Rin terus berusaha menyerangnya, tapi Saran malah berguling di kasurnya Rin lalu menci*mi bantalnya Rin yang jelas saja membuat Rin jadi tambah kesal.

Dia jadi makin ganas menyerang Saran sampai akhirnya Saran menyerah dan melarikan diri ke kamarnya, tapi terlebih dulu dia nyengir manis sambil mengucap selamat malam untuk Rin.

Kesal, Rin langsung mengunci pintunya lalu mendorong lemari sebagai pengganjal pintu.


Mereka sama sekali tidak tahu kalau Duang sedang menguping dari luar dan menangis sedih teringat kenangan indahnya bersama Saran dulu.

Flashback.


Suatu hari saat Saran sedang bersedih, Duang tiba-tiba muncul dari belakangnya sambil usil menowel pipi Saran dengan tanah. "Tanah ini dibuat dari ta* ayam. Baunya enak, kan?"

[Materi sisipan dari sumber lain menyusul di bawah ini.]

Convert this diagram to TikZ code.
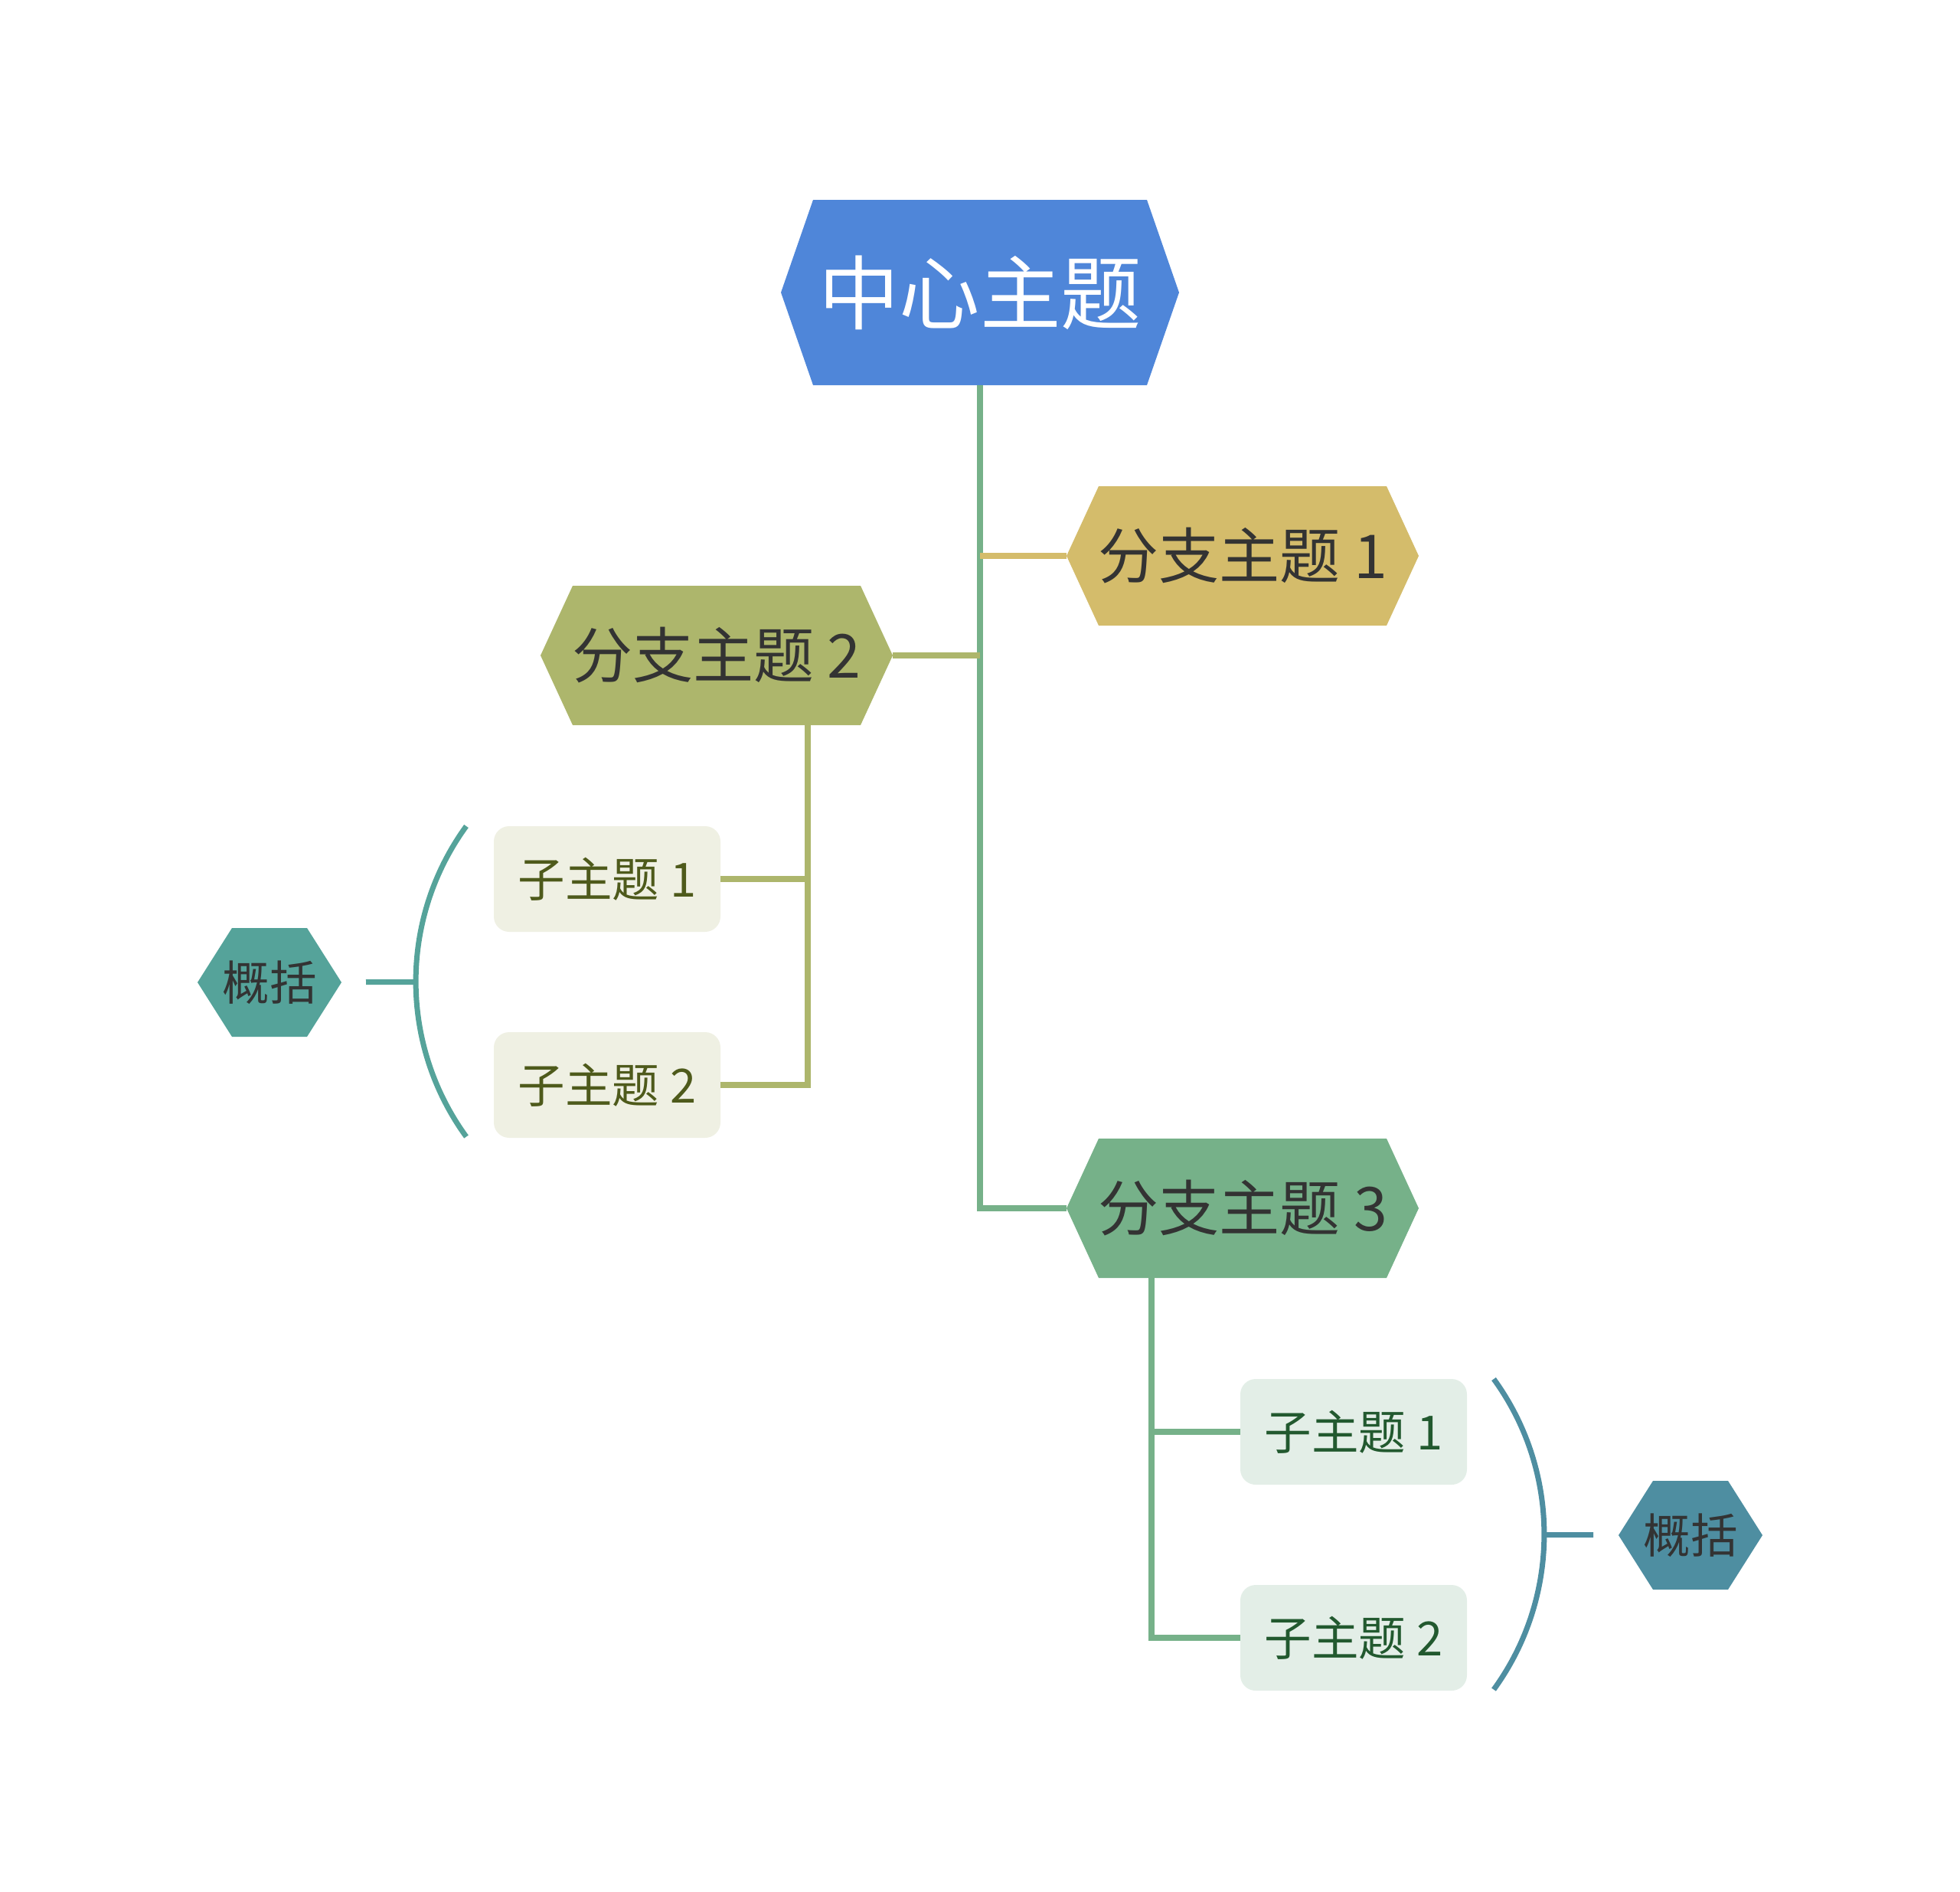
\documentclass[tikz,border=0pt]{standalone}
\usepackage{fontspec}
\setmainfont{Noto Sans CJK SC}
\usetikzlibrary{calc}
\definecolor{zhuti}{HTML}{4F86D9}
\definecolor{fen1}{HTML}{D4BC6B}
\definecolor{fen2}{HTML}{ADB66C}
\definecolor{fen3}{HTML}{76B189}
\definecolor{zi2bg}{HTML}{EFF0E3}
\definecolor{zi2txt}{HTML}{4E5A1B}
\definecolor{zi3bg}{HTML}{E3EEE7}
\definecolor{zi3txt}{HTML}{22592F}
\definecolor{kuo2}{HTML}{55A39A}
\definecolor{kuo3}{HTML}{4E8EA1}
\definecolor{txtdark}{HTML}{333333}
\tikzset{
	hexa/.style n args={4}{rectangle, minimum width=#1, minimum height=#2, inner sep=0pt, outer sep=0pt,
		path picture={\fill[#4] (path picture bounding box.west) -- ([xshift=#3]path picture bounding box.north west) -- ([xshift=-#3]path picture bounding box.north east) -- (path picture bounding box.east) -- ([xshift=-#3]path picture bounding box.south east) -- ([xshift=#3]path picture bounding box.south west) -- cycle;}},
	zhong/.style={hexa={5.2cm}{2.42cm}{0.42cm}{zhuti}, text=white, font=\fontsize{30}{36}\selectfont},
	fenzhi/.style={hexa={4.6cm}{1.82cm}{0.42cm}{#1}, text=txtdark, font=\fontsize{22.5}{27}\selectfont},
	zi/.style 2 args={rectangle, rounded corners=0.2cm, minimum width=2.96cm, minimum height=1.38cm, inner sep=0pt, outer sep=0pt, fill=#1, text=#2, font=\fontsize{17.5}{21}\selectfont},
	gaikuo/.style={hexa={1.88cm}{1.42cm}{0.45cm}{#1}, text=txtdark, font=\fontsize{17.5}{21}\selectfont},
	lian/.style={line width=0.08cm, draw=#1},
	kuo/.style={line width=0.07cm, draw=#1},
}
\begin{document}
\begin{tikzpicture}
	\useasboundingbox (0,0) rectangle (25.6,-24.7);
	\node[zhong] (zhongxin) at (12.80,-3.82) {中心主题};
	\node[fenzhi=fen1] (fz1) at (16.23,-7.26) {分支主题 1};
	\node[fenzhi=fen2] (fz2) at (9.36,-8.56) {分支主题 2};
	\node[fenzhi=fen3] (fz3) at (16.23,-15.78) {分支主题 3};
	\node[zi={zi2bg}{zi2txt}] (z21) at (7.93,-11.48) {子主题 1};
	\node[zi={zi2bg}{zi2txt}] (z22) at (7.93,-14.17) {子主题 2};
	\node[zi={zi3bg}{zi3txt}] (z31) at (17.68,-18.70) {子主题 1};
	\node[zi={zi3bg}{zi3txt}] (z32) at (17.68,-21.39) {子主题 2};
	\node[gaikuo=kuo2] (g2) at (3.52,-12.83) {概括};
	\node[gaikuo=kuo3] (g3) at (22.08,-20.05) {概括};
	\draw[lian=fen3] (zhongxin) |- (fz3);
	\draw[lian=fen1] (zhongxin |- fz1) -- (fz1);
	\draw[lian=fen2] (fz2) -- (zhongxin |- fz2);
	\coordinate (s2) at ($(fz2.south)+(1.19,0)$);
	\coordinate (s3) at ($(fz3.south)+(-1.19,0)$);
	\draw[lian=fen2] (s2) |- (z22);
	\draw[lian=fen2] (s2 |- z21) -- (z21);
	\draw[lian=fen3] (s3) |- (z32);
	\draw[lian=fen3] (s3 |- z31) -- (z31);
	\draw[kuo=kuo2] ([xshift=-0.36cm]z21.north west) arc[start angle=144, end angle=216, radius=3.45];
	\draw[kuo=kuo3] ([xshift=0.35cm]z31.north east) arc[start angle=36, end angle=-36, radius=3.45];
	\coordinate (a2) at ($(z21.west)!0.5!(z22.west)+(-1.02,0)$);
	\coordinate (a3) at ($(z31.east)!0.5!(z32.east)+(1.01,0)$);
	\draw[kuo=kuo2, shorten >=0.32cm] (a2) -- (g2);
	\draw[kuo=kuo3, shorten >=0.33cm] (a3) -- (g3);
\end{tikzpicture}
\end{document}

Usahanya sukses membuat Saran kembali tersenyum dan Saran langsung mengejarnya keliling ruangan dan berhasil menangkapnya sampai mereka terjatuh ke lantai dengan gembira.

Duang senang melihatnya bisa tersenyum lagi. Sejak Ayah Saran meninggal dunia, Saran tidak pernah lagi tertawa sebahagia ini.

"Mulai sekarang, kau harus banyak-banyak tertawa saat kau bersamaku, oke?"

"Kau mungkin satu-satunya orang yang bisa membuatku tertawa. Terima kasih, Duangsawat."

Flashback end.


"Aku sudah bukan lagi satu-satunya wanitamu sekarang. Apa yang pernah menjadi milikku, sekarang jatuh ke tangan orang lain. Rasanya sakit sekali." Tangis Duang.

Dia terus menangis sesenggukan sampai dia kembali ke kamarnya. Tapi saat melihat bayangan dirinya yang kusut di cermin, dia kontan menghapus air matanya dan kesedihan di wajahnya mendadak berubah jadi wajah penuh kebencian.

"Ini bukan Duangsawat yang cantik. Bukan lagi." Dia lalu mengoleskan lipstik merah menyala di bibirnya dan membuat wajahnya jadi semakin terlihat jahat. (Err... mungkin makeup tebal menunjukkan kalau sekarang dia resmi jadi antagonis kali yah? Wkwkwk!)